Treasury Secretary Timothy Geithner Defends Planned Reuse of TARP Funds

Treasury Secretary Geithner defends plan to reuse TARP funds for ailing banks.

May 21, 2009— -- Back on Capitol Hill Thursday for his second hearing in two days, Treasury Secretary Tim Geithner continued to defend his department's plan to take taxpayer money repaid to the government by bailed-out banks and then use it to help struggling community banks.

On Wednesday, Senate Banking Committee Republicans like Jim DeMint, R-S.C., had expressed concerns that Geithner might use the $700 billion Troubled Asset Relief Program "permanently." The ranking Republican on the House Appropriations Subcommittee on Financial Services echoed those worries on Thursday.

"Is the TARP going to go on forever?" asked Rep. Jo Ann Emerson, R-Mo., wondering if the recycling of TARP funds could eventually lead to the nationalization of banks.

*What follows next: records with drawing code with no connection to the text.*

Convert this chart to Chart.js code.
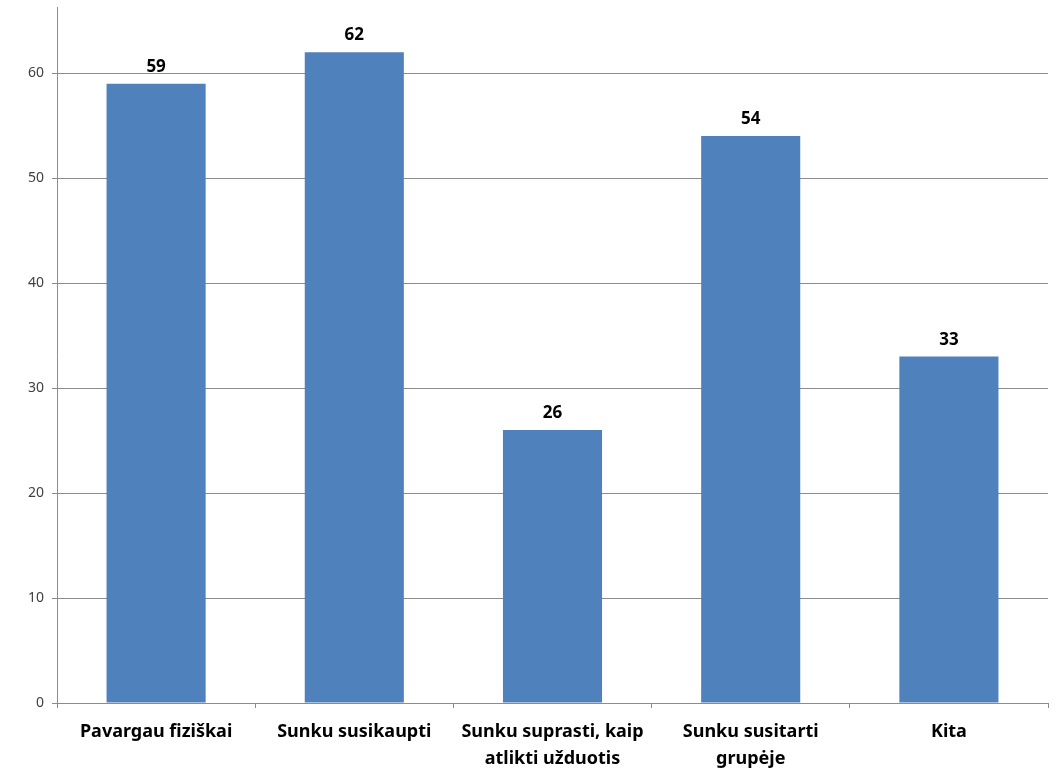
<!DOCTYPE html>
<html>
<head>
<meta charset="utf-8">
<script src="https://cdn.jsdelivr.net/npm/chart.js@4"></script>
<style>
    html, body { margin: 0; padding: 0; background: #fff; }
    #wrap { width: 1056px; height: 771px; }
</style>
</head>
<body>
<div id="wrap"><canvas id="barChart"></canvas></div>
<script>
    const categories = [
        'Pavargau fiziškai',
        'Sunku susikaupti',
        ['Sunku suprasti, kaip', 'atlikti užduotis'],
        ['Sunku susitarti', 'grupėje'],
        'Kita'
    ];
    const answers = [59, 62, 26, 54, 33];
    const yTicks = [0, 10, 20, 30, 40, 50, 60];

    // values above bars
    const valueLabels = {
        id: 'valueLabels',
        afterDatasetsDraw(chart) {
            const ctx = chart.ctx;
            const meta = chart.getDatasetMeta(0);
            ctx.save();
            ctx.font = 'bold 17px "Noto Sans", sans-serif';
            ctx.fillStyle = '#000';
            ctx.textAlign = 'center';
            ctx.textBaseline = 'bottom';
            meta.data.forEach((bar, i) => {
                ctx.fillText(answers[i], bar.x, bar.y - 8);
            });
            ctx.restore();
        }
    };

    document.addEventListener('DOMContentLoaded', () => {
        const ctx = document.getElementById('barChart').getContext('2d');
        new Chart(ctx, {
            type: 'bar',
            data: {
                labels: categories,
                datasets: [{
                    data: answers,
                    backgroundColor: '#4F81BD',
                    borderWidth: 0,
                    barPercentage: 0.5,
                    categoryPercentage: 1
                }]
            },
            options: {
                responsive: true,
                maintainAspectRatio: false,
                animation: false,
                layout: { padding: { top: 7, right: 8, left: 0, bottom: 0 } },
                plugins: { legend: { display: false }, tooltip: { enabled: false } },
                scales: {
                    y: {
                        min: 0,
                        max: 66.3,
                        afterBuildTicks: (axis) => {
                            axis.ticks = yTicks.map(v => ({ value: v }));
                        },
                        afterFit: (axis) => {
                            axis.width = 57;
                            axis.paddingTop = 0;
                            axis.paddingBottom = 0;
                        },
                        ticks: {
                            color: '#404040',
                            font: { family: '"Noto Sans", sans-serif', size: 14 },
                            padding: 8
                        },
                        grid: { color: '#8c8c8c', tickLength: 5 },
                        border: { color: '#8c8c8c' }
                    },
                    x: {
                        afterFit: (axis) => { axis.height = 68; },
                        ticks: {
                            color: '#000',
                            font: { family: '"Noto Sans", sans-serif', size: 18, weight: 'bold', lineHeight: 1.5 },
                            padding: 10,
                            maxRotation: 0,
                            autoSkip: false
                        },
                        grid: { drawOnChartArea: false, color: '#8c8c8c', tickLength: 5, offset: true },
                        border: { color: '#8c8c8c' }
                    }
                }
            },
            plugins: [valueLabels]
        });
    });
</script>
</body>
</html>
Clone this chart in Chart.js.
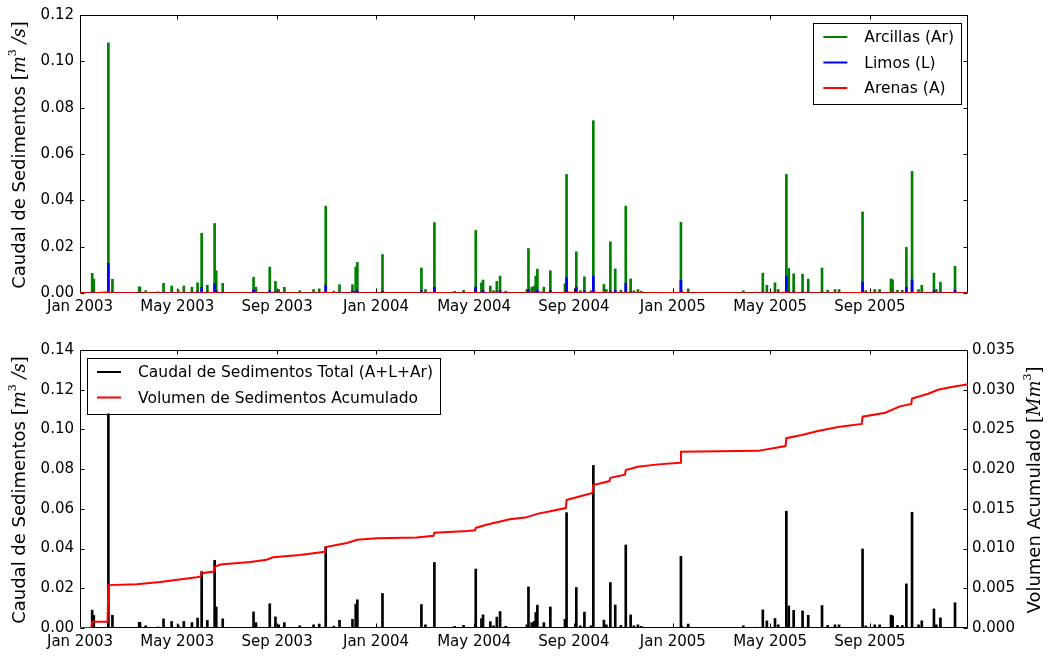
<!DOCTYPE html>
<html><head><meta charset="utf-8">
<script src="https://cdn.jsdelivr.net/npm/chart.js@4.4.1/dist/chart.umd.min.js"></script>
<style>
html,body{margin:0;padding:0;background:#fff;width:1055px;height:656px;overflow:hidden}
.box{position:absolute;left:0;width:1055px}
#c1box{top:0;height:320px}
#c2box{top:320px;height:336px}
</style></head><body>
<div class="box" id="c1box"><canvas id="c1"></canvas></div>
<div class="box" id="c2box"><canvas id="c2"></canvas></div>
<script>
// x values: days since 1 Jan 2003
const xMax = 1095;
const tickDays = [0, 120, 243, 365, 486, 609, 731, 851, 974];
const tickLabels = ['Jan 2003','May 2003','Sep 2003','Jan 2004','May 2004','Sep 2004','Jan 2005','May 2005','Sep 2005'];

const eventDays = [15,17,35,40,73,74,81,96,103,113,121,128,138,145,150,157,166,168,176,214,
  217,234,241,245,252,271,288,295,303,313,320,336,340,342,373,421,426,437,462,473,
  488,495,497,506,510,514,518,525,551,553,557,560,562,564,568,572,580,598,600,612,
  617,622,630,633,646,649,654,660,667,673,679,683,688,692,741,742,750,818,833,842,
  847,857,861,871,874,880,891,898,915,922,931,936,965,969,980,986,1000,1002,1008,1014,
  1019,1026,1034,1038,1053,1056,1061,1079];

const arcillas = [0.0085,0.006,0.108,0.0059,0.0027,0.0025,0.001,0.0005,0.0042,0.003,0.0015,0.003,0.0025,0.0044,0.0258,0.0033,0.030,0.0096,0.0042,0.0068,
  0.0025,0.0112,0.005,0.0015,0.0025,0.001,0.0015,0.0018,0.0375,0.0008,0.0036,0.0036,0.0112,0.0132,0.0166,0.0108,0.0015,0.0304,0.0007,0.0012,
  0.027,0.0044,0.0056,0.003,0.001,0.005,0.0073,0.0008,0.0015,0.0192,0.0025,0.003,0.0073,0.0103,0.0005,0.0025,0.0096,0.004,0.0512,0.0178,
  0.001,0.007,0.001,0.0744,0.0037,0.0015,0.0221,0.0104,0.0012,0.0375,0.0061,0.001,0.0015,0.0008,0.0305,0.0008,0.0018,0.001,0.0004,0.0086,
  0.0033,0.0044,0.0015,0.0512,0.0106,0.0083,0.0081,0.006,0.0108,0.0012,0.0015,0.0015,0.035,0.001,0.0015,0.0015,0.0061,0.0057,0.0012,0.0012,
  0.0197,0.0525,0.0015,0.0033,0.0086,0.0015,0.0047,0.0115];

const limos = [0.0005,0.0003,0.0128,0.0005,0.0002,0.0002,0.0001,0,0.0004,0.0003,0.0001,0.0003,0.0002,0.0006,0.0025,0.0005,0.0039,0.001,0.0004,0.0013,
  0.0002,0.001,0.0006,0.0001,0.0002,0.0001,0.0001,0.0002,0.0033,0.0001,0.0003,0.0008,0.0008,0.001,0.0008,0.001,0.0001,0.0025,0.0001,0.0001,
  0.0026,0.0003,0.001,0.0002,0.0001,0.0005,0.001,0.0001,0.0001,0.0015,0.0002,0.0003,0.0005,0.0012,0,0.0002,0.001,0.0004,0.0066,0.0025,
  0.0001,0.001,0.0001,0.0072,0.0003,0.0001,0.0008,0.0012,0.0001,0.0042,0.0005,0.0001,0.0001,0,0.0055,0,0.0002,0.0001,0,0.0005,
  0.0003,0.0004,0.0001,0.0073,0.0005,0.0006,0.0005,0.0004,0.0005,0.0001,0.0001,0.0001,0.0047,0.0001,0.0001,0.0001,0.0004,0.0004,0.0001,0.0001,
  0.0025,0.0056,0.0001,0.0003,0.001,0.0001,0.0004,0.0012];

const arenas = [0,0,0.0004,0,0,0,0,0,0,0,0,0,0,0,0.0001,0,0.0002,0,0,0,
  0,0,0,0,0,0,0,0,0.0002,0,0,0,0,0,0,0,0,0.0001,0,0,
  0.0001,0,0,0,0,0,0,0,0,0,0,0,0,0,0,0,0,0,0.0003,0.0001,
  0,0,0,0.0003,0,0,0,0,0,0.0001,0,0,0,0,0.0001,0,0,0,0,0,
  0,0,0,0.0003,0,0,0,0,0,0,0,0,0.0001,0,0,0,0,0,0,0,
  0,0.0002,0,0,0,0,0,0];

// accumulated volume (Mm3)
const cumDays = [0,14,15,34,35,70,99,144,149,150,165,166,173,210,230,238,271,302,303,329,342,366,415,436,437,478,487,488,501,530,
  549,565,580,599,600,610,632,633,653,654,672,673,688,713,740,741,836,870,871,890,910,935,964,965,993,1011,1025,1026,1046,1058,1073,1095];
const cumValues = [0,0,0.0008,0.0008,0.0054,0.0055,0.0058,0.0064,0.0065,0.0069,0.0071,0.0077,0.0080,0.0083,0.0086,0.0089,0.0092,0.0096,0.0102,0.0107,0.0111,0.0113,0.0114,0.0116,0.0120,0.0122,0.0123,0.0126,0.0130,0.0137,
  0.0139,0.0144,0.0147,0.0151,0.0161,0.0164,0.0170,0.0180,0.0185,0.0189,0.0193,0.0199,0.0203,0.0206,0.0208,0.0222,0.0223,0.0229,0.0239,0.0243,0.0248,0.0253,0.0257,0.0266,0.0271,0.0279,0.0282,0.0289,0.0295,0.0300,0.0303,0.0307];

const SANS = 'DejaVu Sans', SERIF = 'DejaVu Serif';
Chart.defaults.font.family = SANS;
Chart.defaults.font.size = 15;
Chart.defaults.color = '#000';
Chart.defaults.animation = false;

const pts = (xs, ys) => xs.map((x, i) => ({x: x, y: ys[i]}));
const total = arcillas.map((v, i) => v + limos[i] + arenas[i]);

function drawRuns(ctx, runs, cx, cy) {
  ctx.save();
  ctx.translate(cx, cy);
  ctx.rotate(-Math.PI / 2);
  let w = 0;
  runs.forEach(r => { ctx.font = r.font; r.w = ctx.measureText(r.t).width; w += r.w; });
  let x = -w / 2;
  ctx.textBaseline = 'middle'; ctx.textAlign = 'left'; ctx.fillStyle = '#000';
  runs.forEach(r => { ctx.font = r.font; ctx.fillText(r.t, x, r.dy || 0); x += r.w; });
  ctx.restore();
}
const qTitle = [
  {t:'Caudal de Sedimentos ', font:'18px ' + SANS},
  {t:'[', font:'18px ' + SERIF},
  {t:'m', font:'italic 18px ' + SERIF},
  {t:'3', font:'11px ' + SERIF, dy:-7},
  {t:' /', font:'italic 18px ' + SERIF},
  {t:'s', font:'italic 18px ' + SERIF},
  {t:']', font:'18px ' + SERIF}];
const vTitle = [
  {t:'Volumen Acumulado ', font:'18px ' + SANS},
  {t:'[', font:'18px ' + SERIF},
  {t:'Mm', font:'italic 18px ' + SERIF},
  {t:'3', font:'11px ' + SERIF, dy:-7},
  {t:']', font:'18px ' + SERIF}];

function decor(cfg) {
  return {
    id: 'decor',
    beforeDatasetsDraw(chart) {
      const {ctx, chartArea: a, scales} = chart;
      ctx.save();
      ctx.strokeStyle = '#000'; ctx.lineWidth = 1;
      const L = Math.round(a.left) + 0.5, R = Math.round(a.right) - 0.5;
      const T = Math.round(a.top) + 0.5, B = Math.round(a.bottom) - 0.5;
      ctx.strokeRect(L, T, R - L, B - T);
      ctx.beginPath();
      scales.x.ticks.forEach(t => {
        const px = Math.round(scales.x.getPixelForValue(t.value)) + 0.5;
        ctx.moveTo(px, B); ctx.lineTo(px, B - 4);
        ctx.moveTo(px, T); ctx.lineTo(px, T + 4);
      });
      scales.y.ticks.forEach(t => {
        const py = Math.round(scales.y.getPixelForValue(t.value)) + 0.5;
        ctx.moveTo(L, py); ctx.lineTo(L + 4, py);
        if (!scales.y2) { ctx.moveTo(R, py); ctx.lineTo(R - 4, py); }
      });
      if (scales.y2) scales.y2.ticks.forEach(t => {
        const py = Math.round(scales.y2.getPixelForValue(t.value)) + 0.5;
        ctx.moveTo(R, py); ctx.lineTo(R - 4, py);
      });
      ctx.stroke();
      ctx.restore();
    },
    afterDraw(chart) {
      const {ctx, chartArea: a} = chart;
      drawRuns(ctx, qTitle, 20, (a.top + a.bottom) / 2 + 1);
      if (cfg.rightTitle) drawRuns(ctx, vTitle, 1035, (a.top + a.bottom) / 2 + 1);
      // legend
      const items = cfg.legend;
      ctx.save();
      ctx.font = '15.5px ' + SANS;
      const tw = Math.max(...items.map(it => ctx.measureText(it.label).width));
      const bw = 10 + 24 + 17 + tw + 7;
      const bh = 14 + 25.5 * (items.length - 1) + 16;
      const bx = cfg.legendRight ? a.right - 7 - bw : a.left + 7;
      const by = a.top + 8;
      ctx.fillStyle = '#fff';
      ctx.fillRect(bx, by, bw, bh);
      ctx.strokeStyle = '#000'; ctx.lineWidth = 1;
      ctx.strokeRect(Math.round(bx) + 0.5, Math.round(by) + 0.5, Math.round(bw), Math.round(bh));
      items.forEach((it, i) => {
        const y = by + 14 + 25.5 * i;
        ctx.strokeStyle = it.color; ctx.lineWidth = 2;
        ctx.beginPath(); ctx.moveTo(bx + 10, y); ctx.lineTo(bx + 34, y); ctx.stroke();
        ctx.fillStyle = '#000'; ctx.textBaseline = 'middle'; ctx.textAlign = 'left';
        ctx.fillText(it.label, bx + 51, y + 1);
      });
      ctx.restore();
    }
  };
}

const xScale = (h) => ({
  type: 'linear', min: 0, max: xMax, offset: false,
  grid: {display: false, drawTicks: false}, border: {display: false},
  afterBuildTicks: s => { s.ticks = tickDays.map(v => ({value: v})); },
  afterFit: s => { s.height = h; },
  ticks: {padding: 5, maxRotation: 0, autoSkip: false, callback: (v, i) => tickLabels[i]}
});

new Chart(document.getElementById('c1'), {
  type: 'bar',
  data: {datasets: [
    {label: 'Arcillas (Ar)', data: pts(eventDays, arcillas), backgroundColor: '#008000', barThickness: 2, grouped: false, order: 3},
    {label: 'Limos (L)', data: pts(eventDays, limos), backgroundColor: '#0000ff', barThickness: 2, grouped: false, order: 2},
    {type: 'line', label: 'Arenas (A)', data: [{x: 0, y: 0}].concat(pts(eventDays, arenas), [{x: xMax, y: 0}]),
      borderColor: '#ff0000', borderWidth: 1.5, pointRadius: 0, tension: 0, order: 1}
  ]},
  options: {
    responsive: true, maintainAspectRatio: false,
    layout: {padding: {top: 14, right: 87, left: 0, bottom: 0}},
    plugins: {legend: {display: false}, tooltip: {enabled: false}},
    scales: {
      x: xScale(27),
      y: {min: 0, max: 0.12, grid: {display: false, drawTicks: false}, border: {display: false},
        afterFit: s => { s.width = 80; },
        ticks: {stepSize: 0.02, padding: 6, callback: v => v.toFixed(2)}}
    }
  },
  plugins: [decor({legend: [
    {label: 'Arcillas (Ar)', color: '#008000'},
    {label: 'Limos (L)', color: '#0000ff'},
    {label: 'Arenas (A)', color: '#ff0000'}], legendRight: true})]
});

new Chart(document.getElementById('c2'), {
  type: 'bar',
  data: {datasets: [
    {label: 'Caudal de Sedimentos Total (A+L+Ar)', data: pts(eventDays, total), backgroundColor: '#000000', barThickness: 2, grouped: false, yAxisID: 'y', order: 2},
    {type: 'line', label: 'Volumen de Sedimentos Acumulado', data: pts(cumDays, cumValues), yAxisID: 'y2',
      borderColor: '#ff0000', borderWidth: 2, pointRadius: 0, tension: 0, order: 1}
  ]},
  options: {
    responsive: true, maintainAspectRatio: false,
    layout: {padding: {top: 30, right: 0, left: 0, bottom: 0}},
    plugins: {legend: {display: false}, tooltip: {enabled: false}},
    scales: {
      x: xScale(28),
      y: {position: 'left', min: 0, max: 0.14, grid: {display: false, drawTicks: false}, border: {display: false},
        afterFit: s => { s.width = 80; },
        ticks: {stepSize: 0.02, padding: 6, callback: v => v.toFixed(2)}},
      y2: {position: 'right', min: 0, max: 0.035, grid: {display: false, drawTicks: false}, border: {display: false},
        afterFit: s => { s.width = 87; },
        ticks: {stepSize: 0.005, padding: 4, callback: v => v.toFixed(3)}}
    }
  },
  plugins: [decor({legend: [
    {label: 'Caudal de Sedimentos Total (A+L+Ar)', color: '#000000'},
    {label: 'Volumen de Sedimentos Acumulado', color: '#ff0000'}], legendRight: false, rightTitle: true})]
});
</script>
</body></html>
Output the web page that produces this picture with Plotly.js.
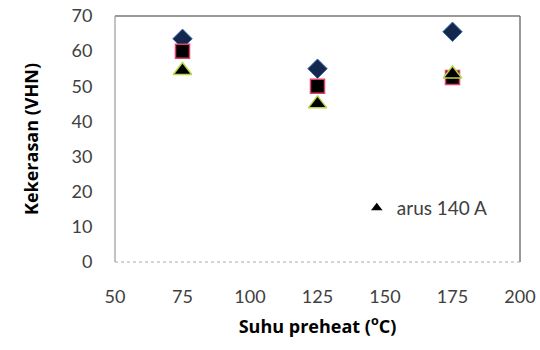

"I believe the secretary of the Treasury has the ability under the law to extend it beyond its initial expiration for an additional nine months, but I don't have the authority to extend it beyond that," Geithner replied. "It is not a permanent program. So we could not permanently recycle these programs and it is not our objective and I would never support a program designed to, as you question, a program designed to allow us to nationalize banks or other business, as a matter of policy, would never support that."

The Treasury chief stated Wednesday that they read the TARP law to mean that "a dollar that comes back to us goes in the general fund, but that does create additional room to make another dollar of commitments."

However, Sen. David Vitter, R-La., argued that the real reason for re-using the funds is that the administration does not want to come back to Congress to ask for more money.

While Geithner reiterated Thursday that Treasury would recycle TARP money to help community banks, he said these funds could not be used to help cities and states struggling to overcome budget problems.

"We do not believe that TARP as currently designed and legislated provides a viable solution to this specific challenge," he stated.

Who Will Ultimately Carry the Burden?

"We are restricted to giving assistance to financial institutions," he noted. "The way TARP is designed, every dollar we guarantee is charged against the limited funds Congress authorized. And for those reasons and others, it does not appear to us to provide a viable way of responding to that challenge, and I think that's one reason why your colleagues in the House are considering legislation to address that problem."

Instead, said the Treasury chief, it will be up to the mayors and governors of struggling cities and states to "carry the primary burden."

Subcommittee lawmakers also voiced fears on Thursday that government bailout money might be used to help ailing automakers like General Motors ship jobs abroad. GM is currently in restructuring talks with the Treasury and the United Auto Workers union, which has complained about the possibility of GM slashing domestic car production and boosting imports from countries like China and Mexico.

Roared Rep. David Obey, D-Wisc., "I'm not interested in providing one damn dime to any company, like General Motors, who decides that as part of their reorientation operation they're going to be closing plants in this country and moving them to Mexico or any other foreign country."

Obey also told Geithner that he would not support the administration's request for $108 billion in funding for the International Monetary Fund, complaining that European countries like Germany had not implemented large enough stimulus packages to warrant using more American funds to end the global recession.

"We don't want Uncle Sam to be Uncle Sucker," said the chair of the full House Appropriations Committee.

With the U.S. currency currently struggling near its lowest level of the year, Geithner noted that maintaining a strong dollar was one of his top priorities.

"As the secretary of the Treasury, I want you to know that my basic obligation is to make sure that we put in place policies that sustain confidence in this economy, in our currency, that we sustain a strong dollar, we retain what is a great strength and asset for this country, which is the most deep and most liquid markets for Treasury securities in the world," he told lawmakers.

Weight the Costs of a Watchdog Agency

One possible future measure that the administration is now mulling over is the creation of an independent watchdog agency to protect consumers, Geithner acknowledged.

"We are examining the merits of setting up a new independent commission or agency to help provide stronger rules to protect consumers and better enforcement of those rules," he told lawmakers. "We are not at the point yet, though, where we've made a judgment on what precise structure or form this should take, how broad its authority should be, how it relates to the existing authorities that exist across agencies now, but we look forward to the chance to laying out our proposals for you when we're ready."

In the "next couple weeks," Geithner said, the administration will also unveil its selection of the fund managers for its program to rid banks of their bad assets. The department was originally set to announce its picks earlier this month, but postponed the announcement until June.

Also at Thursday's hearing, Geithner told Congress that most of the 5 percent increase in Treasury's budget request for fiscal year 2010 will be used to ratchet up tax collection efforts.